I’m incredulous that they would pursue this case against a well known researcher and activist who allegedly was doing something quite benign — scraping data.
I worry that this case will have a chilling effect on open data projects. The government has gone to great lengths here to stop a respected activist’s work, siccing the Secret Service on him and wasting an incredible amount of resources to trump up this case. The FBI has already investigated Aaron at least once for downloading PACER data . It looks bad to me, like the government was basically waiting for any excuse to build some sort of charge against Aaron for his briliant open data activism.
Here’s Aaron’s background in open data and analyzing large data sets:
In conjunction with Shireen Barday, he downloaded and analyzed 441,170 law review articles to determine the source of their funding; the results were published in the Stanford Law Review. From 2010-11, he researched these topics as a Fellow at the Harvard Ethics Center Lab on Institutional Corruption.
He has also assisted many other researchers in collecting and analyzing large data sets with theinfo.org. His landmark analysis of Wikipedia, Who Writes Wikipedia?, has been widely cited. He helped develop standards and tutorials for Linked Open Data while serving on the W3C’s RDF Core Working Group and helped popularize them as Metadata Advisor to the nonprofit Creative Commons and coauthor of the RSS 1.0 specification.
In 2008, he created the nonprofit site watchdog.net, making it easier for people to find and access government data. He also served on the board of Change Congress, a good government nonprofit.
In 2007, he led the development of the nonprofit Open Library, an ambitious project to collect information about every book ever published.

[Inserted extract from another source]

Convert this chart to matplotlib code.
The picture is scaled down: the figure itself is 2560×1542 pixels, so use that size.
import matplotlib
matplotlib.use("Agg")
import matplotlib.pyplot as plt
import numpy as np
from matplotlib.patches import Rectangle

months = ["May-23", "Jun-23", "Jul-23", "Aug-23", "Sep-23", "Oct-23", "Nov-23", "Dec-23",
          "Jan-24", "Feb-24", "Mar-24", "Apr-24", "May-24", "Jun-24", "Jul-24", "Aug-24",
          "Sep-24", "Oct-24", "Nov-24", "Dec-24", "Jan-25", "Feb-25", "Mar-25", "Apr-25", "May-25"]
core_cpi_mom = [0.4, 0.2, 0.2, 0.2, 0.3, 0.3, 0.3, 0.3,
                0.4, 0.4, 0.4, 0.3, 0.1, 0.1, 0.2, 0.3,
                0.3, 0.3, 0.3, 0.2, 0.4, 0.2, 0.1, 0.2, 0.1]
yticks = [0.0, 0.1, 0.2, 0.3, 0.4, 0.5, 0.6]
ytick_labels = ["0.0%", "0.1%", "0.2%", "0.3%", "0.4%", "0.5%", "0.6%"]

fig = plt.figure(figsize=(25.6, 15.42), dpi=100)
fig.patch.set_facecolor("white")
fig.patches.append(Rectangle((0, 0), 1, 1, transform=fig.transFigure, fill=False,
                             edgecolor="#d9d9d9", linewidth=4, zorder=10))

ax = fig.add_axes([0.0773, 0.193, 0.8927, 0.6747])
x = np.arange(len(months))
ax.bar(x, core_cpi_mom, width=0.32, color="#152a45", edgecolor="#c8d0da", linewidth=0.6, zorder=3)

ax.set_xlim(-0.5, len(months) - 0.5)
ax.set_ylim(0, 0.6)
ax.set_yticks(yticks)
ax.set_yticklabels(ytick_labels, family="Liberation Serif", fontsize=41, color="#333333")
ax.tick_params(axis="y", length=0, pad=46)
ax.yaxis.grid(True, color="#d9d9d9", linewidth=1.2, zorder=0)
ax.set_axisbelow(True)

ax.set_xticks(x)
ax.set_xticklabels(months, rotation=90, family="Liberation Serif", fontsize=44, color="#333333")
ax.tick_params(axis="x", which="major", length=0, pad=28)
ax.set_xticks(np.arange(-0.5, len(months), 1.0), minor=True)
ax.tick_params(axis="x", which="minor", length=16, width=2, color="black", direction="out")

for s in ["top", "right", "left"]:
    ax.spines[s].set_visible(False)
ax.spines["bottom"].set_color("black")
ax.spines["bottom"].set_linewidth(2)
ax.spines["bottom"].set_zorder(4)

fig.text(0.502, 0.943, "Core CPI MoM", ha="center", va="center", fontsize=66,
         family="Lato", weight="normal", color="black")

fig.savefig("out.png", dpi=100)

I would also like to say that I think that libraries and academics should stop buying into the JSTOR model. JSTOR aggregates academic journal articles which it doesn’t even own, and sells limited access to those articles to large institutions for thousands of dollars. Libraries and universities should act to enable access to information, not to limit it.
ETA: Here is JSTOR’s official statement on the case.

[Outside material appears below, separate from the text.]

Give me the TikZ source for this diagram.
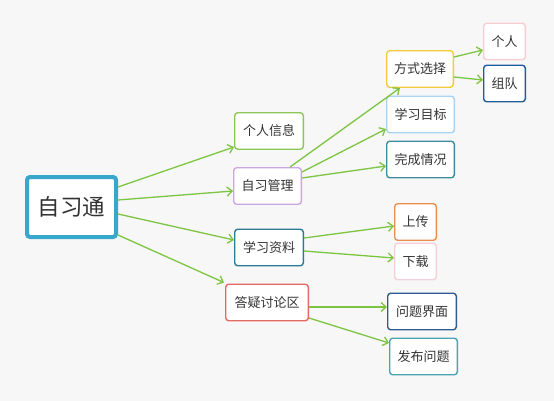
\documentclass[tikz,border=0pt]{standalone}
\usepackage{fontspec}
\newfontfamily\cjk{Noto Sans CJK SC}
\usetikzlibrary{arrows.meta}
\definecolor{bg}{HTML}{F7F7F7}
\definecolor{arr}{HTML}{7CC540}
\definecolor{txt}{HTML}{333333}
\definecolor{cRoot}{HTML}{37A7CB}
\definecolor{cInfo}{HTML}{8CC65A}
\definecolor{cMgmt}{HTML}{CBA6E3}
\definecolor{cRes}{HTML}{2B7A98}
\definecolor{cQA}{HTML}{E26A62}
\definecolor{cMode}{HTML}{F2CB3A}
\definecolor{cSolo}{HTML}{F7CDD2}
\definecolor{cTeam}{HTML}{1F5C9E}
\definecolor{cGoal}{HTML}{A9D3F0}
\definecolor{cDone}{HTML}{3D8C9C}
\definecolor{cUp}{HTML}{E98E4B}
\definecolor{cDown}{HTML}{F6CFD8}
\definecolor{cQv}{HTML}{2C5C93}
\definecolor{cQp}{HTML}{4BA3B3}
\begin{document}
\begin{tikzpicture}[x=1pt,y=-1pt,
  box/.style={draw, fill=white, rounded corners=3pt, line width=1.4pt, text=txt,
    font=\cjk\fontsize{13}{15}\selectfont, inner sep=0pt, minimum height=36.5pt},
  rootbox/.style={draw=cRoot, fill=white, rounded corners=3pt, line width=4pt, text=txt,
    font=\cjk\fontsize{22.5}{26}\selectfont, inner sep=0pt, minimum width=89pt, minimum height=60pt},
  link/.style={draw=arr, line width=1.3pt, -{Straight Barb[length=5pt,width=9pt,line width=1.3pt]}}]
\fill[bg] (0,0) rectangle (554,401);
\useasboundingbox (0,0) rectangle (554,401);

\node[rootbox] (root) at (71.5,207) {自习通};
\node[box, draw=cInfo, minimum width=68.6pt] (info) at (269,131) {个人信息};
\node[box, draw=cMgmt, minimum width=67.6pt] (mgmt) at (267.5,186) {自习管理};
\node[box, draw=cRes, minimum width=68.6pt] (res) at (269,247.5) {学习资料};
\node[box, draw=cQA, minimum width=82.6pt] (qa) at (267,302.5) {答疑讨论区};
\node[box, draw=cMode, minimum width=66.6pt] (mode) at (420,69) {方式选择};
\node[box, draw=cSolo, minimum width=41.6pt] (solo) at (504.5,41.5) {个人};
\node[box, draw=cTeam, minimum width=41.6pt] (team) at (504.5,83.5) {组队};
\node[box, draw=cGoal, minimum width=67.6pt] (goal) at (420.5,114.5) {学习目标};
\node[box, draw=cDone, minimum width=67.6pt] (done) at (420.5,159.5) {完成情况};
\node[box, draw=cUp, minimum width=41.6pt] (up) at (415.5,222) {上传};
\node[box, draw=cDown, minimum width=41.6pt] (down) at (415.5,261.5) {下载};
\node[box, draw=cQv, minimum width=68.6pt] (qv) at (422,311.5) {问题界面};
\node[box, draw=cQp, minimum width=67.6pt] (qp) at (423.5,356.5) {发布问题};

\draw[link] ([yshift=20pt]root.east) -- ([yshift=-16pt]info.west);
\draw[link] ([yshift=7pt]root.east) -- ([yshift=-5pt]mgmt.west);
\draw[link] ([yshift=-7pt]root.east) -- ([yshift=7.5pt]res.west);
\draw[link] ([yshift=-28pt]root.east) -- ([xshift=-1pt,yshift=1pt]qa.north west);

\draw[link] ([xshift=22.5pt]mgmt.north) -- ([xshift=-20pt]mode.south);
\draw[link] ([yshift=14pt]mgmt.east) -- ([yshift=-14.5pt]goal.west);
\draw[link] ([yshift=8pt]mgmt.east) -- ([yshift=-6.5pt]done.west);

\draw[link] ([yshift=12pt]mode.east) -- ([yshift=-8.5pt]solo.west);
\draw[link] ([yshift=-8pt]mode.east) -- ([yshift=3.5pt]team.west);

\draw[link] ([yshift=9.5pt]res.east) -- ([yshift=-4pt]up.west);
\draw[link] ([yshift=-3.5pt]res.east) -- ([yshift=3.5pt]down.west);

\draw[link] ([yshift=-4.5pt]qa.east) -- ([yshift=4.5pt]qv.west);
\draw[link] ([yshift=-15.5pt]qa.east) -- ([yshift=13.5pt]qp.west);
\end{tikzpicture}
\end{document}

4 thoughts on “Support open data and defend Aaron Swartz”
Hi, I’m a passing individual who read this part and was curious:
As someone who has used JSTOR for research (and similarly O’Reilly Safari for Technology Text Books) and hasn’t thought critically about these models because, in my case, they have worked quite well since as a member of the library I was able to use them effectively, I’m curious what the alternative model would actually be?

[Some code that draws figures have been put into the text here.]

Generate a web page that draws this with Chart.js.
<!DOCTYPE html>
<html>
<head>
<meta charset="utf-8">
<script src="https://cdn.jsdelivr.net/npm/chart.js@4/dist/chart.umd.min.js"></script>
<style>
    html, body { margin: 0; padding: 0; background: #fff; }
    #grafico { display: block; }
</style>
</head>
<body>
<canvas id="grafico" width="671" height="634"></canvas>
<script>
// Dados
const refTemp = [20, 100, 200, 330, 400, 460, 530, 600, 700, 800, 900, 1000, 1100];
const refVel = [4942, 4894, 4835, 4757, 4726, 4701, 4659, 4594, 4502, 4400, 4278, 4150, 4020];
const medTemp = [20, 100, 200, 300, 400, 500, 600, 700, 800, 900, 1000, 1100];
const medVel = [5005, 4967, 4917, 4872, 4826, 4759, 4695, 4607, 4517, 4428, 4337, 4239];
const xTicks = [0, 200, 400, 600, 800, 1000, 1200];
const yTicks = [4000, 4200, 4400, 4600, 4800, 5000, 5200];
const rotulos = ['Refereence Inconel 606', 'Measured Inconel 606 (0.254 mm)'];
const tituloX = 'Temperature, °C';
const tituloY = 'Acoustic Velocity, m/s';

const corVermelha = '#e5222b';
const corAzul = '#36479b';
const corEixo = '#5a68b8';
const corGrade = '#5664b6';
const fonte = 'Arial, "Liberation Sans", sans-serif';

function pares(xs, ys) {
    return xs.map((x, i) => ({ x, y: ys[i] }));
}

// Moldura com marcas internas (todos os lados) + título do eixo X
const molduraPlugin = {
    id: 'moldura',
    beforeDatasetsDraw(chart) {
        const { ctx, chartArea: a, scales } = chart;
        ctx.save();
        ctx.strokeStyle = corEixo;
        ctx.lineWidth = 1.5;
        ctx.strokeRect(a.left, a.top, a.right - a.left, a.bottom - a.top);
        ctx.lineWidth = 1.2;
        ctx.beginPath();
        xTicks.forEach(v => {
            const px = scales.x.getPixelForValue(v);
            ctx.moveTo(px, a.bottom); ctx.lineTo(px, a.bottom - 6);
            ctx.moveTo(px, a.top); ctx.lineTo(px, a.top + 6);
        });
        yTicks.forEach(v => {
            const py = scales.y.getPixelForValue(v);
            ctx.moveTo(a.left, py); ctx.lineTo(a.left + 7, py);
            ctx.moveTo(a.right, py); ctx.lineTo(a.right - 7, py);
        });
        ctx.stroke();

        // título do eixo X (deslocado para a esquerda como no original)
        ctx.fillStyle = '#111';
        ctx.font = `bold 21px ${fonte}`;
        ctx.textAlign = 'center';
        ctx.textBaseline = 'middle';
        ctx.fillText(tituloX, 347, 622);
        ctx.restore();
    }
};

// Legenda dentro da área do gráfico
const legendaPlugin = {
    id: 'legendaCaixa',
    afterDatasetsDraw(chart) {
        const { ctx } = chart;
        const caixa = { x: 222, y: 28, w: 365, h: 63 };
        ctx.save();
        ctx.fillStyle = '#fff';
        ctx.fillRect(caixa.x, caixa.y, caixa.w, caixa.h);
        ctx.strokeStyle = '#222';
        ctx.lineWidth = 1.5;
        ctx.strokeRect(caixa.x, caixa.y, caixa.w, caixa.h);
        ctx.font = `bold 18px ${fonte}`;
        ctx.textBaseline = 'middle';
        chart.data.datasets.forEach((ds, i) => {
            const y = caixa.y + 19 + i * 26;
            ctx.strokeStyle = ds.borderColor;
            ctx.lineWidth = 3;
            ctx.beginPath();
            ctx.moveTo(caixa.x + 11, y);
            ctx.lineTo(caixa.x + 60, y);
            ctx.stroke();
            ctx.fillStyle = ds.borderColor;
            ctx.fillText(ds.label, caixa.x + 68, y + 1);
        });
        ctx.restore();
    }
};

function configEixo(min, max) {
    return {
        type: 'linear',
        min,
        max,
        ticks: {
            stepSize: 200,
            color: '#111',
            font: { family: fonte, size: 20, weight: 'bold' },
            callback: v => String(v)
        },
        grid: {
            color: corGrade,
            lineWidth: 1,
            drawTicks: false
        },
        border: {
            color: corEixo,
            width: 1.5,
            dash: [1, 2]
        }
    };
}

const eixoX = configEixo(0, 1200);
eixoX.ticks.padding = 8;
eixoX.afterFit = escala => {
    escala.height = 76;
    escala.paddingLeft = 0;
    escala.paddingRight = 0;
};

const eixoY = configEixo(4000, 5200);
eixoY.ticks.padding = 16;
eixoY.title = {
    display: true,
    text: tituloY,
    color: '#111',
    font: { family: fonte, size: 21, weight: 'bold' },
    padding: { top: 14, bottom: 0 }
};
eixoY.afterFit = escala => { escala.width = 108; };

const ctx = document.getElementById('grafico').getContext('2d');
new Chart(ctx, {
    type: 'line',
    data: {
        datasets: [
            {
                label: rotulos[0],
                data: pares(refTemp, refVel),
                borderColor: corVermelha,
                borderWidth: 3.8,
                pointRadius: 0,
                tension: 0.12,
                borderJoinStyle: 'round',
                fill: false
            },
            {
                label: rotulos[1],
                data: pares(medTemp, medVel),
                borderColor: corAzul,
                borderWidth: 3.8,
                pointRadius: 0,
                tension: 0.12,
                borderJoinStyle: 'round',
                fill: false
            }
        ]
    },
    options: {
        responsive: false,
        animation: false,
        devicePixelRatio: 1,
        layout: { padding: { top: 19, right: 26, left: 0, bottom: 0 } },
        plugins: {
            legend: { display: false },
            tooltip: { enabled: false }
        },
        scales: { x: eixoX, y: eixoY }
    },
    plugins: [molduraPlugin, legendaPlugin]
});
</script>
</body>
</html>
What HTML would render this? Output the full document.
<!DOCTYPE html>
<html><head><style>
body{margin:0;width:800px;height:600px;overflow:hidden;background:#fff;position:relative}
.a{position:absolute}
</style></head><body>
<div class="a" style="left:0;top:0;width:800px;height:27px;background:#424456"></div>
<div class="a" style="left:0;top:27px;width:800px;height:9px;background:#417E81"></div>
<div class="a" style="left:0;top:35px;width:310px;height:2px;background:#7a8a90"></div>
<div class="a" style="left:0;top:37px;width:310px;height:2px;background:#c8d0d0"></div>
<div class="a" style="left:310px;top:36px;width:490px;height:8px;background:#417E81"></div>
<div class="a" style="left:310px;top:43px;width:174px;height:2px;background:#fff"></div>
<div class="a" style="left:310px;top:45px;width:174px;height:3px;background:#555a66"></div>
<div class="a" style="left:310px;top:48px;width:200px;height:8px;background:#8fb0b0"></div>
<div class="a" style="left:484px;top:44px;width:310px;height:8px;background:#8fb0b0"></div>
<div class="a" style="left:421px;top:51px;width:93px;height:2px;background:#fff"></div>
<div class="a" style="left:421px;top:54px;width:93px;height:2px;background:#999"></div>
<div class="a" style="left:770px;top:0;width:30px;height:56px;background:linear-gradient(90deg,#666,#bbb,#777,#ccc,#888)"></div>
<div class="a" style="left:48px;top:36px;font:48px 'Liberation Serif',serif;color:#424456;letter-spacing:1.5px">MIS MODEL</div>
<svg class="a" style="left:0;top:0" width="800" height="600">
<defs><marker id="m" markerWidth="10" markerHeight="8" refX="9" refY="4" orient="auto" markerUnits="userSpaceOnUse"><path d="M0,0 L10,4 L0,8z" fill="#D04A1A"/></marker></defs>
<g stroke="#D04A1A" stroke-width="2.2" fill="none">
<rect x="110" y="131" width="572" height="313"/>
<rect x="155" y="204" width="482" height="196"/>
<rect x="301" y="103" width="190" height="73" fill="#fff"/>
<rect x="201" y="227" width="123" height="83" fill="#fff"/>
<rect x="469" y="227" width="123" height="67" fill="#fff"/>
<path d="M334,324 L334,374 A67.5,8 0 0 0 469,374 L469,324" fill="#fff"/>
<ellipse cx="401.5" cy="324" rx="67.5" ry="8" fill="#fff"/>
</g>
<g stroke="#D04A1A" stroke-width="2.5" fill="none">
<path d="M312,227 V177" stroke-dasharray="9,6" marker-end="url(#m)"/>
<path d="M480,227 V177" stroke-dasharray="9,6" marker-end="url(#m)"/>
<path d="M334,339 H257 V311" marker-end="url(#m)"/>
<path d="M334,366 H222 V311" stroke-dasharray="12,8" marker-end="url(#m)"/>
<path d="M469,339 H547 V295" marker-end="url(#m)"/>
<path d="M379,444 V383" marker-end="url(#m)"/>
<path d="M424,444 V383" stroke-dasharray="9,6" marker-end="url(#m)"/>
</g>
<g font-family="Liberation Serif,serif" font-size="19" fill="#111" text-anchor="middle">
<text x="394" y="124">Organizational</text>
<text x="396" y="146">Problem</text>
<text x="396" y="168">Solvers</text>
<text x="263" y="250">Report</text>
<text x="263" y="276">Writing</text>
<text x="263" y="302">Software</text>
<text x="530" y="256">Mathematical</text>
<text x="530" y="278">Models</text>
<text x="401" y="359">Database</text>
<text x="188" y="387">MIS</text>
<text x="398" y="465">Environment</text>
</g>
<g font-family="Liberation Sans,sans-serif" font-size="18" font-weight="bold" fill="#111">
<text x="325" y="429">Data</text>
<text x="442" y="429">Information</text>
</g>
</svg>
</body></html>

I’ll say that I remember the advent of JSTOR as one of the things that made me feel substantially alienated from using the library as heavily as I used to. I was increasingly referred to it as a resource, and yet logins weren’t posted up anywhere in the library I frequented (I don’t know if they’d even subscribed yet) and it asked for payment in exchange for access. The card catalog system had died pretty recently, which was disorienting enough, but manageable–on the other hand, being told I needed to pay for information access was really damaging. It left me feeling that libraries weren’t for people like me.
Mr. Swartz wasn’t indicted for scraping articles from JSTOR, he was indicted for what was effectively criminal trespass/wasting resources on MIT’s network. He broke into wiring closets and repeatedly bypassed various measures in place to prevent excessive bandwidth use.
If he had been charged with a crime purely for accessing too many JSTOR articles, then I would be defending him myself, but in fact that was incidental to the actual charges. As someone who has been on both ends of things like this (sysadmin as well as user frustrated by bandwidth hogs) I can’t find much sympathy for him.